Manolo Otero y su discreta vida brasileña

VERÓNICA GOYZUETA

Una vida lejos de los flashes y de los reflectores que le iluminaron casi toda la vida. Manolo Otero vivía discretamente, retirado en una casa de campo en Indaiatuba, a 80 kilómetros de São Paulo, rodeado por perros y papagayos. «Si pudiese tendría un zoológico», solía decir. Con el pasar del tiempo Manolo había decidido estar más cerca de los animales que de las personas, tanto que cambiaba la palabra «bestialidad» por «humanidad» para definir la crueldad de los hombres. «Los animales no son capaces de hacer las cosas que hacen los humanos», decía.

Rodeado por cuatro perros, pájaros y aves exóticas, Otero tenía una predilección por su loro Guillermo, que al contrario que él, no soportaba a las mujeres, con excepción de su madre. El celoso Guillermo cantaba el himno del Real Madrid y le llenaba de orgullo cuando recibía visitas.

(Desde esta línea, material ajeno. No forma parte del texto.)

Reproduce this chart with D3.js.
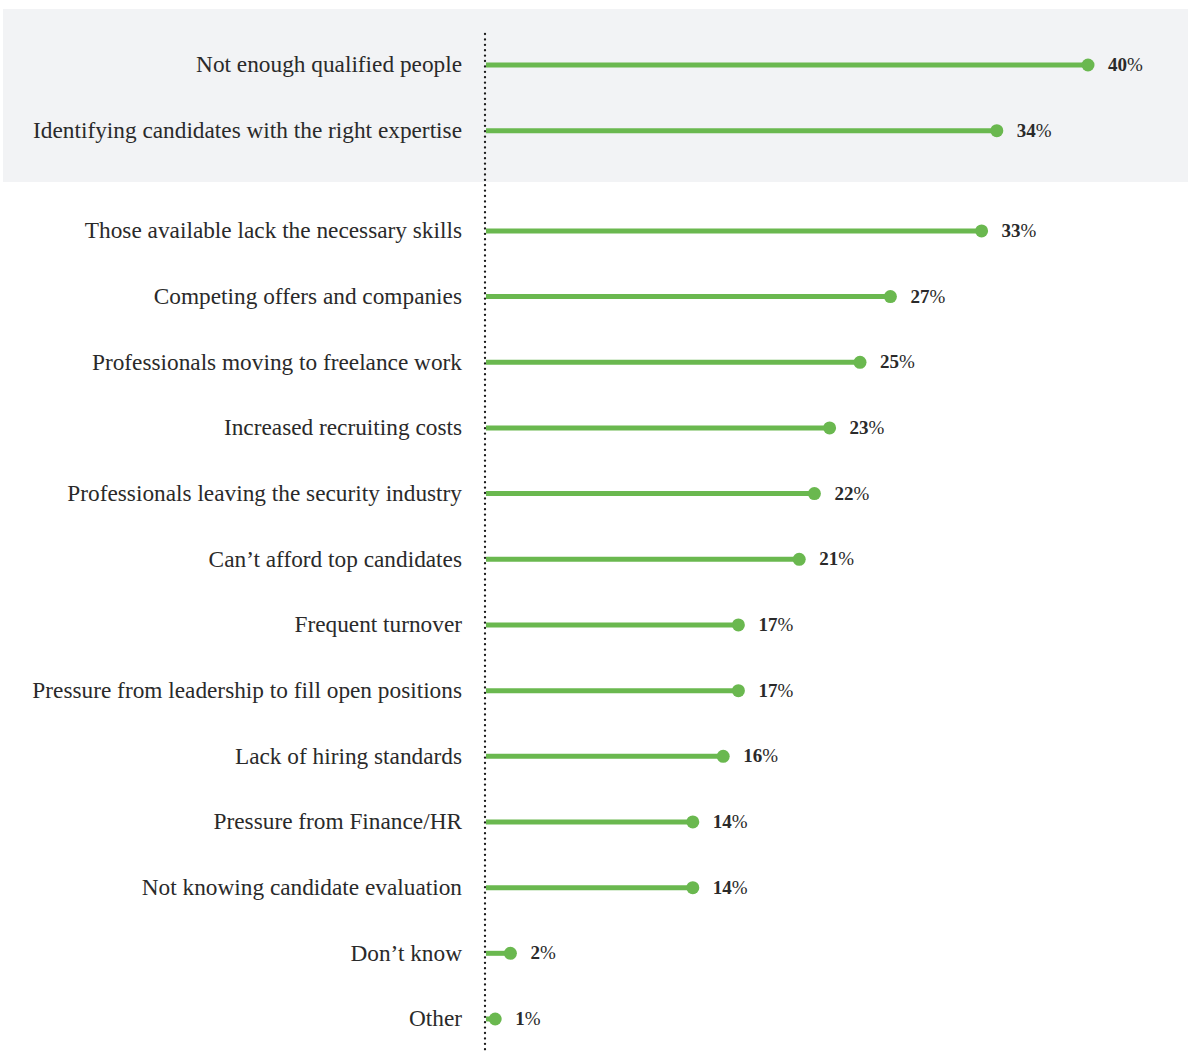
<!DOCTYPE html>
<html>
<head>
<meta charset="utf-8">
<script src="https://cdn.jsdelivr.net/npm/d3@7"></script>
<style>
  html, body { margin: 0; padding: 0; background: #ffffff; }
  svg { display: block; }
</style>
</head>
<body>
<svg id="chart" width="1188" height="1051"></svg>
<script>
// Challenges in hiring, share of respondents (%)
const categories = [
  "Not enough qualified people",
  "Identifying candidates with the right expertise",
  "Those available lack the necessary skills",
  "Competing offers and companies",
  "Professionals moving to freelance work",
  "Increased recruiting costs",
  "Professionals leaving the security industry",
  "Can\u2019t afford top candidates",
  "Frequent turnover",
  "Pressure from leadership to fill open positions",
  "Lack of hiring standards",
  "Pressure from Finance/HR",
  "Not knowing candidate evaluation",
  "Don\u2019t know",
  "Other"
];
const values = [40, 34, 33, 27, 25, 23, 22, 21, 17, 17, 16, 14, 14, 2, 1];
// The first two rows sit in a shaded block
const highlighted = [true, true, false, false, false, false, false, false, false, false, false, false, false, false, false];

const W = 1188, H = 1051;
const axisX = 485;
const groupGap = 34.6;
const green = "#6ab84f";
const textColor = "#2a2a2a";
const serif = "'Liberation Serif', 'DejaVu Serif', serif";

const svg = d3.select("#chart");

const x = d3.scaleLinear().domain([0, 40]).range([480, 1088]);
const yBase = d3.scalePoint().domain(categories).range([65, 65 + 14 * 65.67]);
const y = (c, i) => yBase(c) + (highlighted[i] ? 0 : groupGap);

// Shaded block behind the highlighted rows
svg.append("rect")
  .attr("x", 3).attr("y", 9)
  .attr("width", W - 3).attr("height", 173)
  .attr("fill", "#f2f3f5");

// Dotted baseline
svg.append("line")
  .attr("x1", axisX).attr("x2", axisX)
  .attr("y1", 34).attr("y2", H)
  .attr("stroke", "#1a1a1a")
  .attr("stroke-width", 2.3)
  .attr("stroke-linecap", "round")
  .attr("stroke-dasharray", "0.1 5.3");

const rows = svg.append("g").selectAll("g")
  .data(categories.map((c, i) => ({ c, v: values[i], i })))
  .join("g")
  .attr("transform", d => `translate(0,${y(d.c, d.i)})`);

rows.append("text")
  .attr("x", 462)
  .attr("dy", "0.32em")
  .attr("text-anchor", "end")
  .attr("font-family", serif)
  .attr("font-size", 23.3)
  .attr("fill", textColor)
  .text(d => d.c);

rows.append("line")
  .attr("x1", axisX + 1)
  .attr("x2", d => Math.max(axisX + 1, x(d.v)))
  .attr("stroke", green)
  .attr("stroke-width", 5);

rows.append("circle")
  .attr("cx", d => x(d.v))
  .attr("r", 6.5)
  .attr("fill", green);

const lbl = rows.append("text")
  .attr("x", d => x(d.v) + 20)
  .attr("dy", "0.32em")
  .attr("font-family", serif)
  .attr("font-size", 19)
  .attr("fill", textColor);
lbl.append("tspan").attr("font-weight", "bold").text(d => d.v);
lbl.append("tspan").text("%");
</script>
</body>
</html>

Desde esa casa, a la que llegó en el año 2001, Otero sólo salía para ir a Madrid, a encontrar a su hijo Manolo y a su madre, que falleció en diciembre, y para cantar en giras por Sudamérica y por el interior de Brasil marcadas por su esposa y agente, la brasileña Celeste Ferreira, muchas veces benéficas. «Vivo más en aeropuertos y aviones», bromeaba. Por donde pasaba, delgado, elegante y seductor, Manolo Otero arrancaba aplausos entre un público de nostálgicos de sus antiguos éxitos.

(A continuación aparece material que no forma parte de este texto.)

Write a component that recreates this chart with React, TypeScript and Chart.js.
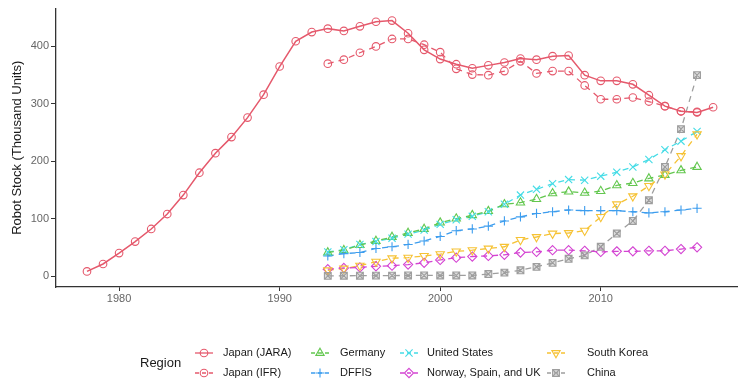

«Era muy carismático, a veces incluso si estaba con gripe o cansado, recibía a mucha gente que quería una foto o un autógrafo», comenta el músico brasileño Felipe Ávila, que lo recuerda también como un gran jugador de ajedrez y un admirador cautivo de Elvis Presley.

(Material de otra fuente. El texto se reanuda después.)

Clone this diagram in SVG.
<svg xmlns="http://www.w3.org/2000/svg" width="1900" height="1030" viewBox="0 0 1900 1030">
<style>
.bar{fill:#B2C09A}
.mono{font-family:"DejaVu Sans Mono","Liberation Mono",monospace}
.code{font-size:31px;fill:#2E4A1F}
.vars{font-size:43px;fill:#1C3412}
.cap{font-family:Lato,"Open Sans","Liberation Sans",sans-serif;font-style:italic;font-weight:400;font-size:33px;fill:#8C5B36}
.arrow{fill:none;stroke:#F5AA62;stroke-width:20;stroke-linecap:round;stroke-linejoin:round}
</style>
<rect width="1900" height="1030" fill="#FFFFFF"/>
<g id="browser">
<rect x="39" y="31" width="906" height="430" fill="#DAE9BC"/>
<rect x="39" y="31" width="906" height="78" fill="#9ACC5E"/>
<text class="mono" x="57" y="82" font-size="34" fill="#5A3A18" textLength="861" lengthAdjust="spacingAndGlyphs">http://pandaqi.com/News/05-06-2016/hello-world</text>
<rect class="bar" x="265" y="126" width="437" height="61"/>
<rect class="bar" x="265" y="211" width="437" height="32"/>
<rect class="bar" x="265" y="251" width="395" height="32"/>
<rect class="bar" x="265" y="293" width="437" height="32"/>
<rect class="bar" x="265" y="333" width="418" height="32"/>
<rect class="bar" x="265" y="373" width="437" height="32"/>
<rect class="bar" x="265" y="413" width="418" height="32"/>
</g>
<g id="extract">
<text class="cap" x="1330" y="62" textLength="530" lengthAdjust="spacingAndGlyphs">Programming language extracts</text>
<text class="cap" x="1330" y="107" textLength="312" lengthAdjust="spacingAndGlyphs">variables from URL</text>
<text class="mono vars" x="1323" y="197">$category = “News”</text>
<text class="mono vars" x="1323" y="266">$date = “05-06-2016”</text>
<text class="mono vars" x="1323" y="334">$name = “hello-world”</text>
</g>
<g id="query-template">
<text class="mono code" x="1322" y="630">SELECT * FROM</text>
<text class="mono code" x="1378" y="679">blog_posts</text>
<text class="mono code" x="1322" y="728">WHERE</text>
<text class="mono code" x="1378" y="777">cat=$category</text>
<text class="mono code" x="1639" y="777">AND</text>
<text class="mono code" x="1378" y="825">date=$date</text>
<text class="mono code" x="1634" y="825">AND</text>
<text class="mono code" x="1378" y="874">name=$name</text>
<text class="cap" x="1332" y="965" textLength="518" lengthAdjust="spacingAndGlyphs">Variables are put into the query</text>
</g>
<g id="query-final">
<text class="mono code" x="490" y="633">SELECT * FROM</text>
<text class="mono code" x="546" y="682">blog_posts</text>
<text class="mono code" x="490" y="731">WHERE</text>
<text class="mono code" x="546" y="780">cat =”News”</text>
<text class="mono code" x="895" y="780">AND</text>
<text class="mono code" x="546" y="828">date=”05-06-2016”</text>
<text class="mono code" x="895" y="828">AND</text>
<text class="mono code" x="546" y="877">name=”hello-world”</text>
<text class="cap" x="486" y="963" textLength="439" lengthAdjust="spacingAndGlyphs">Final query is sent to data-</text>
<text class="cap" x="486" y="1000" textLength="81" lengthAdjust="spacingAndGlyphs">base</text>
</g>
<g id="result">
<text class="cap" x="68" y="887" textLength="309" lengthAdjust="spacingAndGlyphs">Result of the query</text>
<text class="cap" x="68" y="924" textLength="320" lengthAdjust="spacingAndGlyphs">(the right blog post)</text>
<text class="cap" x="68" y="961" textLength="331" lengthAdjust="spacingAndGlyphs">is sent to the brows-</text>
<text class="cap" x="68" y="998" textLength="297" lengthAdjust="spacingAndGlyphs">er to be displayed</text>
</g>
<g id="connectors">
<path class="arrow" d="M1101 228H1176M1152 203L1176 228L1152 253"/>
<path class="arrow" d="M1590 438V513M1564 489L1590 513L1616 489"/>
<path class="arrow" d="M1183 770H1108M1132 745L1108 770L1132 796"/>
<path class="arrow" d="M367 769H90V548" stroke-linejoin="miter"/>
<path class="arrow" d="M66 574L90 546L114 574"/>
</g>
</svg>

Los otros deleites de Manolo en Brasil eran la lectura y los puros, que sólo podían ser Cohiba, Montecristo y los Álvaro, de Canarias. «La buena vida depende de un café, una copa y un puro», era su lema. La muerte de Manolo Otero fue una sorpresa incluso para los brasileños. Muchos ni sabían que el cantante vivía en Brasil.